How does the Filibuster Actually stop legislation?

214 viewsOther

So I understand what a filibuster is and how it works in practice. A filibuster is when a politician intentionally speaks as long as possible during debate to prevent a vote on legislation. And I know in practice, it means that any legislation needs 60 votes for cloture to end debate and bring legislation to a vote.

But my question is, how? Is the belief that every member of the minority party will take turns filibustering and delay the legislation for days if not weeks and derail the rest of the agenda? I’m trying to bridge the concept of a politician sitting in the pulpit for 12 hours reading off a phone book and how it works in practice where they vote for cloture and then give up if it doesn’t reach 60 votes. Can they just say they want to keep debate open and sit there unless the senate majority leader either calls for cloture or moves on to another bill?

In: Other

5 Answers

Anonymous 0 Comments

The only thing that you’re missing is that the modern Senate effectively changed the rules so that a bill won’t go to vote without the 60 cloture votes and the “speaking filibuster” is no longer required.
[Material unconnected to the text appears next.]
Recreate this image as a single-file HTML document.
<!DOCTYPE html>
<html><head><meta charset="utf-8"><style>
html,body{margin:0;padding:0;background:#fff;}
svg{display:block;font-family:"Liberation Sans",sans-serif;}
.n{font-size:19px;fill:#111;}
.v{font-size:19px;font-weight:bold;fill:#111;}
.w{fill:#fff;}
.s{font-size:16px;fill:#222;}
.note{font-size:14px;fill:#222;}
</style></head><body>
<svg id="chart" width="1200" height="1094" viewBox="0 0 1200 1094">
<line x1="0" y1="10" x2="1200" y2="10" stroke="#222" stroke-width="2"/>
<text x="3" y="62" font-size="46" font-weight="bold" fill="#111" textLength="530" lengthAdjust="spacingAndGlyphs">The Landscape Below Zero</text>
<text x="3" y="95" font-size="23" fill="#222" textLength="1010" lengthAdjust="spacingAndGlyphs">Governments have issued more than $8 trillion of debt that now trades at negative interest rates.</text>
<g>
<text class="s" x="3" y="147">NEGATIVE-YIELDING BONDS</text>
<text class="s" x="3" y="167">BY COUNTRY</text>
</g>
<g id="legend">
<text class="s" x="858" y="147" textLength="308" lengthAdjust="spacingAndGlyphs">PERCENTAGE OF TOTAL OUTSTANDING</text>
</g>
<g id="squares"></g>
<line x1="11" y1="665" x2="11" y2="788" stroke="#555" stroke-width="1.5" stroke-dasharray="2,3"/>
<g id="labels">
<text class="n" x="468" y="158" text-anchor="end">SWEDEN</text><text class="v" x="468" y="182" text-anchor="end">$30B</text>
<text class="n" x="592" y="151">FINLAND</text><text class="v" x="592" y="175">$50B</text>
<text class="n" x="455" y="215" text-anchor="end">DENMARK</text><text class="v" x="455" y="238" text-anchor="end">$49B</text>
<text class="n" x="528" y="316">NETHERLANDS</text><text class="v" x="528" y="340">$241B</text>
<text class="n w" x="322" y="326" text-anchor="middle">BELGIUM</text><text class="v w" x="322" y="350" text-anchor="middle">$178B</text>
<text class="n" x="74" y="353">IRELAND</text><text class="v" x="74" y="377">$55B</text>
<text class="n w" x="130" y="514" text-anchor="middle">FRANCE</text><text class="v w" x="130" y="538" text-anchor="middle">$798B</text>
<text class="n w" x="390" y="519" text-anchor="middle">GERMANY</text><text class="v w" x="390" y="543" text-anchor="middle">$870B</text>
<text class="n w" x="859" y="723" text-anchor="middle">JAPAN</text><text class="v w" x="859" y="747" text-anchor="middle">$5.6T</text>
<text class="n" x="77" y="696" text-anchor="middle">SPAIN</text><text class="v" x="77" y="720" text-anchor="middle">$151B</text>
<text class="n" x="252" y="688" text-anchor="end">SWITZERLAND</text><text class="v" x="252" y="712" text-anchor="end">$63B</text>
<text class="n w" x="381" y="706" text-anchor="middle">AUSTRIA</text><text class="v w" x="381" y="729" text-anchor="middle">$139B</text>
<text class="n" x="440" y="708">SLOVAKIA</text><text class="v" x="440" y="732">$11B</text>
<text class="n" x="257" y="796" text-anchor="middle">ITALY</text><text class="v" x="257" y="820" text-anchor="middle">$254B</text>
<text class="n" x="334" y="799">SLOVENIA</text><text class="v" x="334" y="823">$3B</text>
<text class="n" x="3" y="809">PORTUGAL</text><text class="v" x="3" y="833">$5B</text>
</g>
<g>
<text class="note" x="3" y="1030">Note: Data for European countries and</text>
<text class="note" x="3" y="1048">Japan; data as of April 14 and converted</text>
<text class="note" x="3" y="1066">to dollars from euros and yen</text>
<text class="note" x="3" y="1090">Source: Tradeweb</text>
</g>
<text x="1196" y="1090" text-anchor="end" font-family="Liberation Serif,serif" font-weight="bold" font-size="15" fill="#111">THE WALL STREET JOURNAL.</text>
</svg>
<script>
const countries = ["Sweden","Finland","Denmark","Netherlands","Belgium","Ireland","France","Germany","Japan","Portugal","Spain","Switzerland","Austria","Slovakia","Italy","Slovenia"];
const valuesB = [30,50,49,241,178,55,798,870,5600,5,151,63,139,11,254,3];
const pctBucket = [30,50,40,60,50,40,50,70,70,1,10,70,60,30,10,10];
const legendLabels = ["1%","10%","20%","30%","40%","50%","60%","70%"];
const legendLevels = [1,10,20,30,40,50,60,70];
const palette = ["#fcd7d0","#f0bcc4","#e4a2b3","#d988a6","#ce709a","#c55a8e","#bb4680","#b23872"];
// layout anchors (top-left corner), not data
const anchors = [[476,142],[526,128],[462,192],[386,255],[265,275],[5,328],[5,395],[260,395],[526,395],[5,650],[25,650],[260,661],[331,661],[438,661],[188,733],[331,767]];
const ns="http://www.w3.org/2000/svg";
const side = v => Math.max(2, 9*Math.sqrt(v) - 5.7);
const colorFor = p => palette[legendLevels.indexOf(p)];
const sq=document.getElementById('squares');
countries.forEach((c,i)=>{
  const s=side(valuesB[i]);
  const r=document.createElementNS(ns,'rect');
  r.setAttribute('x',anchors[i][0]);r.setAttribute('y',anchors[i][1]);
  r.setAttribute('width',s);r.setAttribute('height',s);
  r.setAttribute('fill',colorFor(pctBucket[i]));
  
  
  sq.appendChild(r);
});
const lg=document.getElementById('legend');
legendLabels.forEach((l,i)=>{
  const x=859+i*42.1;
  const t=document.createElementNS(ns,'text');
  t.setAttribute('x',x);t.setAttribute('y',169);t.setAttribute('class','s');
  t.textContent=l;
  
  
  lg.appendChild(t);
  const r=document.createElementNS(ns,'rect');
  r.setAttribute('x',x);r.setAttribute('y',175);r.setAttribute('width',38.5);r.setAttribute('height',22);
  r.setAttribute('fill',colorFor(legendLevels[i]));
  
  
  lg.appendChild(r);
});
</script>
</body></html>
As others have noted, this is a Senate rule that both Rs and Ds have kept when they have the majority against much frustration from their base, despite the fact that it would be a simple rules vote at the beginning of a term. The general theory is that it’s protective of Senators to minimize tough votes: (1) when they’re in the minority, they won’t get steamrolled by the other side, and (2) when they’re in the majority they won’t be forced to vote for or against their party’s controversial legislation. For example, a centrist Democrat like Joe Manchin would prefer that something like Medicare for all or a fracking ban never comes to the floor so that he doesn’t have to vote against the party. It’s primarily (2) that keeps it in place.

The current exceptions are Supreme Court nominations (the “nuclear option”) and the annual budget reconciliation bill. Many things get jammed into the reconciliation bill as a result.